## Data provided

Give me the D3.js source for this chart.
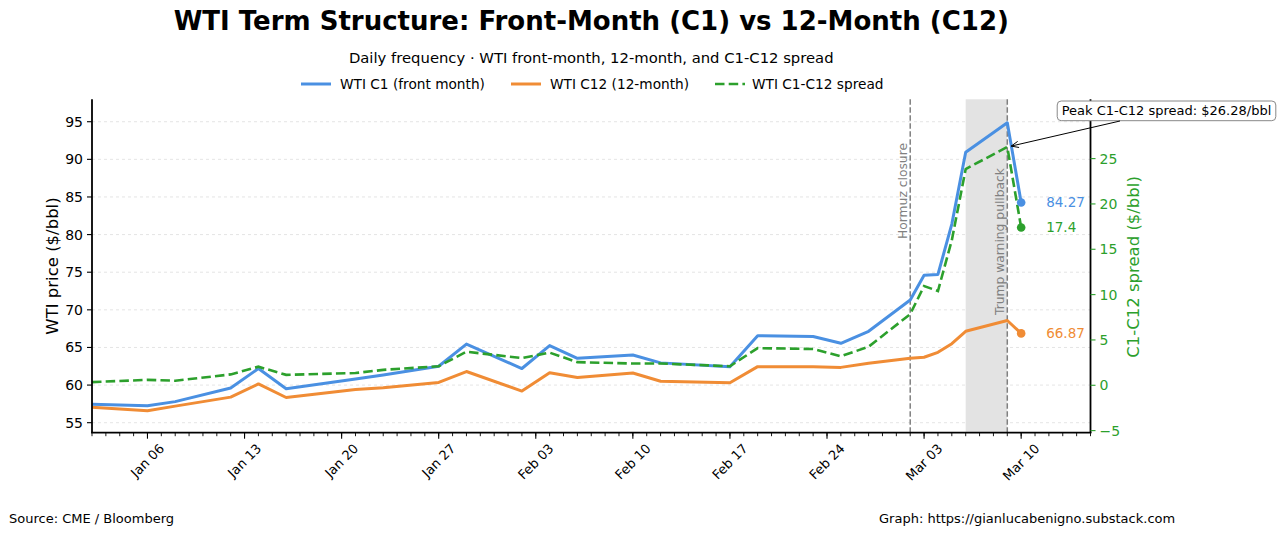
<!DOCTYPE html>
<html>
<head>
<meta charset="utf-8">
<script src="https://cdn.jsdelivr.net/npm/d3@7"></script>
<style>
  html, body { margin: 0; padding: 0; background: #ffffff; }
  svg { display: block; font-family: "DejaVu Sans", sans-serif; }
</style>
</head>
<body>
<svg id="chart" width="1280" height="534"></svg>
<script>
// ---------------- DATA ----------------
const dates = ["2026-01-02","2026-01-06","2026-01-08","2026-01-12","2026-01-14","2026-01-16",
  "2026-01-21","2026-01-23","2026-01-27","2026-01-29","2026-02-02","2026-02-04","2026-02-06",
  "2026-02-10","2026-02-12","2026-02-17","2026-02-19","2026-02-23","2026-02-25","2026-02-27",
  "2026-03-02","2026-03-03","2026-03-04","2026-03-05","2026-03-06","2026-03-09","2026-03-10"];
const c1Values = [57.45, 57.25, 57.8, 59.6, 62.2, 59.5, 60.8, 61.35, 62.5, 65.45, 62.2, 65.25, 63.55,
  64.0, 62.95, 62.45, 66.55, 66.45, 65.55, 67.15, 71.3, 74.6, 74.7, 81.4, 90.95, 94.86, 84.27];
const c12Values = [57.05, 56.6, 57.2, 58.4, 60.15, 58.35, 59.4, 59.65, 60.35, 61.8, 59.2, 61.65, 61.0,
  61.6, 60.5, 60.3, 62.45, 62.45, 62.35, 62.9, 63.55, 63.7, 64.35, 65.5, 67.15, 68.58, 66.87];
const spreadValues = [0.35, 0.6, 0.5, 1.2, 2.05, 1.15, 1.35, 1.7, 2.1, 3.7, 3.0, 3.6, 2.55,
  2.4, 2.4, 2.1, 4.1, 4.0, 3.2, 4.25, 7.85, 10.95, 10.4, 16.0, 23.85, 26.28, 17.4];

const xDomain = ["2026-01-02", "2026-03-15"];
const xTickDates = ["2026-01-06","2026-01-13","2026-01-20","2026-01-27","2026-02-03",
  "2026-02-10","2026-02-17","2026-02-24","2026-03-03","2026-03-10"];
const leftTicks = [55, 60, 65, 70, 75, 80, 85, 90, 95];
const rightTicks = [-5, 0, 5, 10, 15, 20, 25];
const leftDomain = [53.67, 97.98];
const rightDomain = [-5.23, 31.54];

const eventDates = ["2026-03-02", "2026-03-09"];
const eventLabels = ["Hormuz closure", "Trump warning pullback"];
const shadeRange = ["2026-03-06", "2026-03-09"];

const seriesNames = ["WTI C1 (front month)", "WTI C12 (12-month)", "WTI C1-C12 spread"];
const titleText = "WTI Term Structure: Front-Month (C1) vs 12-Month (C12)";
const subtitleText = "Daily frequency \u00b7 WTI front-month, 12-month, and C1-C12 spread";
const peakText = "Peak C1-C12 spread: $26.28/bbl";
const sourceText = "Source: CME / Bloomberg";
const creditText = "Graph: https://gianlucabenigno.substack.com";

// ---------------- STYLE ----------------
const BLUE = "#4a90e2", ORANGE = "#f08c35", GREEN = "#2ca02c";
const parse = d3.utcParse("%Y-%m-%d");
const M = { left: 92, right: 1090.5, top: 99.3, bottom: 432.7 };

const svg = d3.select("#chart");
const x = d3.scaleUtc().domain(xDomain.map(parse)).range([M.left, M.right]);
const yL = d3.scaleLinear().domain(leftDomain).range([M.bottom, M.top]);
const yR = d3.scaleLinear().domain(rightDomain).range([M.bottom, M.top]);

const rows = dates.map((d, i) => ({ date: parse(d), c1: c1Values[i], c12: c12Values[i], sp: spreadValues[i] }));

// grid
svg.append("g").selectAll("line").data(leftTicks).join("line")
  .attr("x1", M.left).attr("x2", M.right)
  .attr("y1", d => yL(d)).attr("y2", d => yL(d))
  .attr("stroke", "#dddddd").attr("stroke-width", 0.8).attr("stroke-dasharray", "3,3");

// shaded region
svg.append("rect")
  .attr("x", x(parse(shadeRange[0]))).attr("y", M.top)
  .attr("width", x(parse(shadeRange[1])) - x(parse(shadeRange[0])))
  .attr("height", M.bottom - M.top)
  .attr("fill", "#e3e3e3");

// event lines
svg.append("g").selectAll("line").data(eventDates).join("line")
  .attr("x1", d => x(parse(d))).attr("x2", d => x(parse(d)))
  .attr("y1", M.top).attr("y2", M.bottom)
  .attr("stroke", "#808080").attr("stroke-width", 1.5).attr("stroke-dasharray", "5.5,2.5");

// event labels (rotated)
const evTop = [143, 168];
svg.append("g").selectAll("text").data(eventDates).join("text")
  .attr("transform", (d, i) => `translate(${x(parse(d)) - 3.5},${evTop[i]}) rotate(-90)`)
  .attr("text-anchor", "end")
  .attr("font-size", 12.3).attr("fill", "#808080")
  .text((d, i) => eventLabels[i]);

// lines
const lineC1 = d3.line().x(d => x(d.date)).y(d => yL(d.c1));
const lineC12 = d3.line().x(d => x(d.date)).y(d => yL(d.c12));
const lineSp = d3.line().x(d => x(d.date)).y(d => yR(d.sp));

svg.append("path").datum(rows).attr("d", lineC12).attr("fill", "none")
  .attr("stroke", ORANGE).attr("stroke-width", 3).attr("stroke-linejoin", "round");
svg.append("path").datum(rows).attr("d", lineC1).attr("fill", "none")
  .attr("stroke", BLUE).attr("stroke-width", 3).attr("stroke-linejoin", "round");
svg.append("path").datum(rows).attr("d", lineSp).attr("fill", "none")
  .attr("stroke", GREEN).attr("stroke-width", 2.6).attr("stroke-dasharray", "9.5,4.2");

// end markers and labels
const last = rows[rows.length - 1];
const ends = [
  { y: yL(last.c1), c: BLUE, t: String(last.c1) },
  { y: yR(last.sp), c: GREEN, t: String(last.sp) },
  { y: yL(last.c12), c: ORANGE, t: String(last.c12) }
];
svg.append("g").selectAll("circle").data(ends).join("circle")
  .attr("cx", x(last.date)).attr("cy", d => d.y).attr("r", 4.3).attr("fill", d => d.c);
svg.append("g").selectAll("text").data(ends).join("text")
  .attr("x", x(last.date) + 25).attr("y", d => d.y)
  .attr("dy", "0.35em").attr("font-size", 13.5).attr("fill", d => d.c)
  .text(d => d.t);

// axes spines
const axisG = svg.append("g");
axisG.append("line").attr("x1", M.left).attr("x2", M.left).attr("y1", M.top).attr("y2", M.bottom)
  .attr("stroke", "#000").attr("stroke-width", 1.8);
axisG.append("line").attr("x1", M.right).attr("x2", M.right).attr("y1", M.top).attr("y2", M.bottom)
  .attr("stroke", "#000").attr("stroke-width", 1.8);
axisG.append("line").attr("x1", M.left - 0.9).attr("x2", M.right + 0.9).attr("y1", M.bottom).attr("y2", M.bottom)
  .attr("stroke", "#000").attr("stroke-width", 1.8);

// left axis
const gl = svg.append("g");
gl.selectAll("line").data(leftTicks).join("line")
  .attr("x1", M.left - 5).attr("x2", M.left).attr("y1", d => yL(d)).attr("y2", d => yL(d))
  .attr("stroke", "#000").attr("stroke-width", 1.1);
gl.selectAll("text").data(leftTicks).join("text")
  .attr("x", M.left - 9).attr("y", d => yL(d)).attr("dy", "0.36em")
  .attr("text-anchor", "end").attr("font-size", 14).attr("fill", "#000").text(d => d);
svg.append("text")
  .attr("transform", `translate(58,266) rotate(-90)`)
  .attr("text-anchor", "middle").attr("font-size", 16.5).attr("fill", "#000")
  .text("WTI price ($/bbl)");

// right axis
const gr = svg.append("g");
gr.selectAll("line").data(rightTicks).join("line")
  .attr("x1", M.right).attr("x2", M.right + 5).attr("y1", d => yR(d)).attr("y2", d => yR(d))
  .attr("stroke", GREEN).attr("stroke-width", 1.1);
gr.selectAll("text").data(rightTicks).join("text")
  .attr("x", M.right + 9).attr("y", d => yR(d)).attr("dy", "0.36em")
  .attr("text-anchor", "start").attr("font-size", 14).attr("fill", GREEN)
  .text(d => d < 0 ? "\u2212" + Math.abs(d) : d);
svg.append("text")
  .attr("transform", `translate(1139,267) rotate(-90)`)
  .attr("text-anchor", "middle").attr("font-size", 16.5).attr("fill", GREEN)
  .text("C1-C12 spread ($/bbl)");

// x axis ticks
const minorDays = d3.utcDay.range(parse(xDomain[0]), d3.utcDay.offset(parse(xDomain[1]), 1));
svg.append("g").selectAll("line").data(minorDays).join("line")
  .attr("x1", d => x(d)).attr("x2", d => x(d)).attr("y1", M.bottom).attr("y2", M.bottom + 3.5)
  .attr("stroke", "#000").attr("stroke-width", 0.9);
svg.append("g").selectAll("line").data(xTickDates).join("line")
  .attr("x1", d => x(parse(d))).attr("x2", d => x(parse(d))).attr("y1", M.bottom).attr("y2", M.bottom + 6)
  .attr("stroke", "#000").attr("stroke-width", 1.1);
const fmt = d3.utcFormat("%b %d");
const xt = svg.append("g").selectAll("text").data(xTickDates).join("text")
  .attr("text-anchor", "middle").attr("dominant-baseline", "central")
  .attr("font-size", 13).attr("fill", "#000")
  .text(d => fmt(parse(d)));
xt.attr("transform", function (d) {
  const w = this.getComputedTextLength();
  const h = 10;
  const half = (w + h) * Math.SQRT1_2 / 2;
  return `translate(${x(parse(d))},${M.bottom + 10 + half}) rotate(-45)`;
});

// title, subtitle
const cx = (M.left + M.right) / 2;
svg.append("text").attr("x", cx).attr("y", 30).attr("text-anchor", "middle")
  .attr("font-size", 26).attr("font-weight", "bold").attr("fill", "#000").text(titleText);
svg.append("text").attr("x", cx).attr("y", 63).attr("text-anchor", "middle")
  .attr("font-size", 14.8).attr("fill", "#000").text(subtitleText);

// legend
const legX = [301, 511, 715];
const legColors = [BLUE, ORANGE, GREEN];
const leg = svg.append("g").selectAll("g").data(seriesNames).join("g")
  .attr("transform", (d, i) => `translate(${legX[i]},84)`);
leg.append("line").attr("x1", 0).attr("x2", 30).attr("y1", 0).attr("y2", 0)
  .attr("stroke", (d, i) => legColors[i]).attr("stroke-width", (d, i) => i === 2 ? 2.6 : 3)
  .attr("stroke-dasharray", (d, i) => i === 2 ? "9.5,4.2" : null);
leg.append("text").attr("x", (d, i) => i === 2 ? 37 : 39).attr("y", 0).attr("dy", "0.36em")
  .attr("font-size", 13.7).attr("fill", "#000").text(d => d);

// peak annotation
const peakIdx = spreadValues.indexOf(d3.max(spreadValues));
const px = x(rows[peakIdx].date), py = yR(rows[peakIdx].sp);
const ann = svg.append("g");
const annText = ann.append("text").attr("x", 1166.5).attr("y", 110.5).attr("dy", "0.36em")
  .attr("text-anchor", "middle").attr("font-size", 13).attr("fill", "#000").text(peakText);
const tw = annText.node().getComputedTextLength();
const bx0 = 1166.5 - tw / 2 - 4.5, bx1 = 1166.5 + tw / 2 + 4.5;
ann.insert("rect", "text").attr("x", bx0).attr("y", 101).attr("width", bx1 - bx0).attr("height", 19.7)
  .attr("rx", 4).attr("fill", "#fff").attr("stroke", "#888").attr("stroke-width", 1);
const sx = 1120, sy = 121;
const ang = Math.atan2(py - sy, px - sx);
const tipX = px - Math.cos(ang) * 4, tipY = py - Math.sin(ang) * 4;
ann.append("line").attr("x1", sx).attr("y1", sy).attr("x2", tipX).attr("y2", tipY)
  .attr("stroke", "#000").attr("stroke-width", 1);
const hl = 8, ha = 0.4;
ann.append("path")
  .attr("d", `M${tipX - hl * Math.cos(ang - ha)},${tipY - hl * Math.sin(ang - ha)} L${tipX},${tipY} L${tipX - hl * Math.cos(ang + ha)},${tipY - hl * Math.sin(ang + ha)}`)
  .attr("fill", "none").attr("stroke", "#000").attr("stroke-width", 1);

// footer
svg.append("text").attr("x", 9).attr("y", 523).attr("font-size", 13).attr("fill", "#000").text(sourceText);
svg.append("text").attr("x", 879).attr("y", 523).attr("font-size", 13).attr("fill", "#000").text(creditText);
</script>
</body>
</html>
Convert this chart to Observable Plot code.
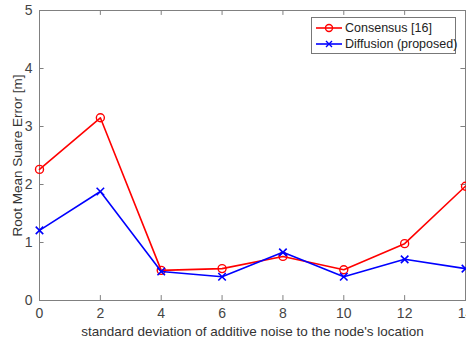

## The request
Take the material above from its first line through the line holding "const rightDomain = [-5.23, 31.54];" and set it down exactly, without the pictures.

## Full response
Give me the D3.js source for this chart.
<!DOCTYPE html>
<html>
<head>
<meta charset="utf-8">
<script src="https://cdn.jsdelivr.net/npm/d3@7"></script>
<style>
  html, body { margin: 0; padding: 0; background: #ffffff; }
  svg { display: block; font-family: "DejaVu Sans", sans-serif; }
</style>
</head>
<body>
<svg id="chart" width="1280" height="534"></svg>
<script>
// ---------------- DATA ----------------
const dates = ["2026-01-02","2026-01-06","2026-01-08","2026-01-12","2026-01-14","2026-01-16",
  "2026-01-21","2026-01-23","2026-01-27","2026-01-29","2026-02-02","2026-02-04","2026-02-06",
  "2026-02-10","2026-02-12","2026-02-17","2026-02-19","2026-02-23","2026-02-25","2026-02-27",
  "2026-03-02","2026-03-03","2026-03-04","2026-03-05","2026-03-06","2026-03-09","2026-03-10"];
const c1Values = [57.45, 57.25, 57.8, 59.6, 62.2, 59.5, 60.8, 61.35, 62.5, 65.45, 62.2, 65.25, 63.55,
  64.0, 62.95, 62.45, 66.55, 66.45, 65.55, 67.15, 71.3, 74.6, 74.7, 81.4, 90.95, 94.86, 84.27];
const c12Values = [57.05, 56.6, 57.2, 58.4, 60.15, 58.35, 59.4, 59.65, 60.35, 61.8, 59.2, 61.65, 61.0,
  61.6, 60.5, 60.3, 62.45, 62.45, 62.35, 62.9, 63.55, 63.7, 64.35, 65.5, 67.15, 68.58, 66.87];
const spreadValues = [0.35, 0.6, 0.5, 1.2, 2.05, 1.15, 1.35, 1.7, 2.1, 3.7, 3.0, 3.6, 2.55,
  2.4, 2.4, 2.1, 4.1, 4.0, 3.2, 4.25, 7.85, 10.95, 10.4, 16.0, 23.85, 26.28, 17.4];

const xDomain = ["2026-01-02", "2026-03-15"];
const xTickDates = ["2026-01-06","2026-01-13","2026-01-20","2026-01-27","2026-02-03",
  "2026-02-10","2026-02-17","2026-02-24","2026-03-03","2026-03-10"];
const leftTicks = [55, 60, 65, 70, 75, 80, 85, 90, 95];
const rightTicks = [-5, 0, 5, 10, 15, 20, 25];
const leftDomain = [53.67, 97.98];
const rightDomain = [-5.23, 31.54];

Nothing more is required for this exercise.